Quindi le amministrazioni locali italiane, mediamente, risultano lente, inefficienti, quando non totalmente disinteressate a far nulla più del minimo indispensabile quando si tratta di favorire la transizione da mobilità privata a mobilità sostenibile. Viceversa invece sembrano efficienti, pronte e ricettive sulla questione dei limiti di velocità e soprattutto sulle sanzioni da elevare, tutte a beneficio delle stesse amministrazioni locali. Teoricamente poi in Italia vale la confusa retorica del “i soldi delle multe servono per la sicurezza stradale”. In realtà Comuni, Regioni e Province dovrebbero in ogni caso mettere a bilancio la sicurezza, la manutenzione e la riqualificazione delle nostre strade. Mentre gli incassi derivati dalle sanzioni di superamento dei limiti di velocità dovrebbe rappresentare un “plus” da investire in interventi straordinari. Invece si finisce che per fare l’ordinario in Italia si ha bisogno dello straordinario. Quasi tutti i comuni mettono a bilancio per l’ordinaria manutenzione stradale e per la sicurezza gli introiti derivanti dall’incasso delle multe non ancora effettivamente emesse. In pratica i comuni italiani stilano un bilancio con un obbiettivo di multe da raggiungere più o meno come può fare un’azienda che si pone degli obbiettivi di espansione e di crescita economica per l’anno a venire.

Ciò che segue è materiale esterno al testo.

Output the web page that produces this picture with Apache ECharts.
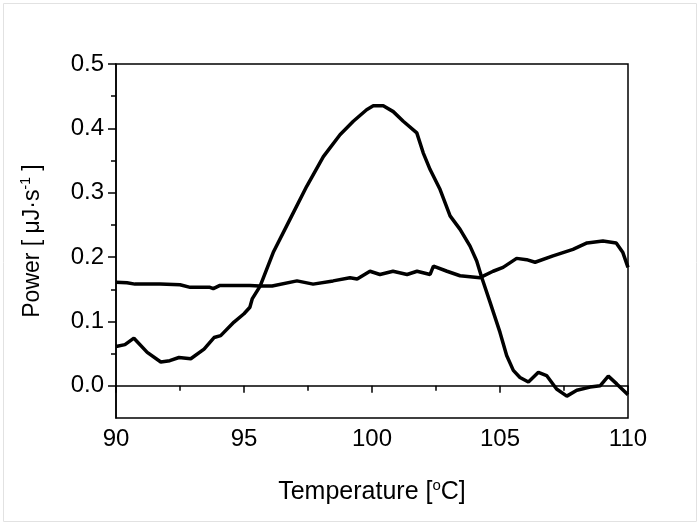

Insomma le “Zone 30” in Europa sono un sintomo di civiltà, di un investimento e di una programmazione costante. In Italia invece sono un vero e proprio affare consumato sulla pelle dei cittadini a suon di green washing, e slogan sulla sicurezza e la vivibilità delle città. Il tutto giocato con il più classico dei “Dividi et Impera” per cui la questione viene posta come disputa tra i “cattivi”, cioè gli automobilisti, ed i “buoni”, cioè chi già adesso non usa l’auto, e che quindi diviene spesso letteralmente un alibi per le amministrazioni locali che possono assolversi così dai rispettivi peccati in materia.